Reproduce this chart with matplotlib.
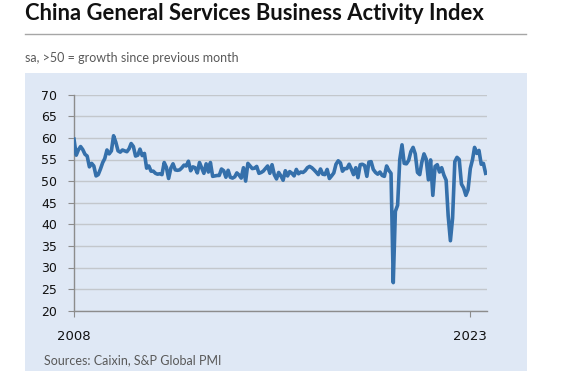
import numpy as np
import pandas as pd
import matplotlib
matplotlib.use("Agg")
import matplotlib.pyplot as plt
from matplotlib.patches import Rectangle
from matplotlib.lines import Line2D

# Indice mensuel (sa), janvier 2008 -> aout 2023
v2008 = [59.7, 56.0, 57.2, 58.0, 57.3, 56.2, 55.8, 53.3, 54.1, 53.5, 51.2, 51.5]
v2009 = [52.8, 54.3, 55.2, 57.2, 56.3, 57.0, 60.5, 59.0, 57.0, 56.7, 57.2, 57.0]
v2010 = [56.8, 57.5, 58.7, 58.0, 55.8, 56.0, 57.4, 55.9, 56.4, 53.0, 53.5, 52.3]
v2011 = [52.3, 51.8, 51.6, 51.7, 51.5, 54.3, 53.2, 50.6, 53.0, 54.0, 52.6, 52.5]
v2012 = [52.6, 53.1, 53.7, 53.5, 54.6, 52.4, 53.3, 53.1, 51.9, 54.3, 53.0, 51.8]
v2013 = [54.0, 52.1, 54.3, 51.1, 51.2, 51.3, 51.3, 52.8, 52.4, 50.9, 52.5, 50.9]
v2014 = [50.7, 51.0, 51.9, 51.4, 50.7, 53.1, 50.0, 54.1, 53.5, 52.9, 53.0, 53.4]
v2015 = [51.8, 52.0, 52.3, 52.9, 53.5, 51.8, 53.8, 51.5, 50.5, 52.0, 51.2, 50.2]
v2016 = [52.4, 51.2, 52.2, 51.8, 51.2, 52.7, 51.7, 52.1, 52.0, 52.4, 53.1, 53.4]
v2017 = [53.1, 52.6, 52.1, 51.5, 52.8, 51.6, 51.5, 52.7, 50.6, 51.2, 51.9, 53.9]
v2018 = [54.7, 54.2, 52.3, 52.9, 52.9, 53.9, 52.8, 51.5, 53.1, 50.8, 53.8, 53.9]
v2019 = [53.6, 51.1, 54.4, 54.5, 52.7, 52.0, 51.6, 52.1, 51.3, 51.1, 53.5, 52.5]
v2020 = [51.8, 26.5, 43.0, 44.4, 55.0, 58.4, 54.1, 54.0, 54.8, 56.8, 57.8, 56.3]
v2021 = [52.0, 51.5, 54.3, 56.3, 55.1, 50.3, 54.9, 46.7, 53.4, 53.8, 52.1, 53.1]
v2022 = [51.4, 50.2, 42.0, 36.2, 41.4, 54.5, 55.5, 55.0, 49.3, 48.4, 46.7, 48.0]
v2023 = [52.9, 55.0, 57.8, 56.4, 57.1, 53.9, 54.1, 51.8]

valeurs = (v2008 + v2009 + v2010 + v2011 + v2012 + v2013 + v2014 + v2015
           + v2016 + v2017 + v2018 + v2019 + v2020 + v2021 + v2022 + v2023)
dates = pd.date_range("2008-01-01", periods=len(valeurs), freq="MS")

ticks_x = [pd.Timestamp("2008-01-01"), pd.Timestamp("2023-01-01")]
labels_x = ["2008", "2023"]
ticks_y = list(range(20, 75, 5))

fond = "#dfe8f5"
bleu = "#3570ab"
gris_txt = "#595959"

fig = plt.figure(figsize=(5.61, 3.71), dpi=100)
fig.patch.set_facecolor("white")

# panneau bleu clair
fig.patches.append(Rectangle((25 / 561, 0), (527 - 25) / 561, (371 - 73) / 371,
                             transform=fig.transFigure, facecolor=fond,
                             edgecolor="none", zorder=-5))
# trait sous le titre
fig.lines.append(Line2D([25 / 561, 526 / 561], [1 - 34 / 371, 1 - 34 / 371],
                        transform=fig.transFigure, color="#a6a6a6", lw=1))

fig.text(25 / 561, 1 - 14 / 371, "China General Services Business Activity Index",
         fontsize=15.8, fontweight="bold", family="Lato", va="center", ha="left",
         color="#111111")
fig.text(25 / 561, 1 - 58 / 371, "sa, >50 = growth since previous month",
         fontsize=9, family="Lato", va="center", ha="left", color=gris_txt)
fig.text(44 / 561, 1 - 360 / 371, "Sources: Caixin, S&P Global PMI",
         fontsize=9, family="Lato", va="center", ha="left", color=gris_txt)

ax = fig.add_axes([74 / 561, 60.3 / 371, (487 - 74) / 561, (310.7 - 94.7) / 371])
ax.set_zorder(5)
ax.set_facecolor("none")
ax.plot(dates, valeurs, color=bleu, lw=2.6, solid_joinstyle="round", zorder=3)

ax.set_ylim(20, 70)
ax.set_xlim(dates[0], pd.Timestamp("2023-08-20"))
ax.set_yticks(ticks_y)
ax.set_xticks(ticks_x)
ax.set_xticklabels(labels_x)
ax.yaxis.grid(True, color="#c3c7cc", lw=1)
ax.set_axisbelow(True)

for s in ["top", "right"]:
    ax.spines[s].set_visible(False)
for s in ["left", "bottom"]:
    ax.spines[s].set_color("#8c8c8c")
    ax.spines[s].set_linewidth(1)

ax.tick_params(axis="y", length=4, color="#8c8c8c", labelsize=9, pad=8,
               labelcolor="#111111")
ax.tick_params(axis="x", length=4, color="#8c8c8c", labelsize=9.5, pad=10,
               labelcolor="#111111")

fig.savefig("out.png", dpi=100, facecolor="white")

> [TASK BRIEF]:
Repeat, with no pictures, each line from the beginning of the data through the line containing "from matplotlib.lines import Line2D", inclusive.

> [WRITTEN RESPONSE]:
Reproduce this chart with matplotlib.
import numpy as np
import pandas as pd
import matplotlib
matplotlib.use("Agg")
import matplotlib.pyplot as plt
from matplotlib.patches import Rectangle
from matplotlib.lines import Line2D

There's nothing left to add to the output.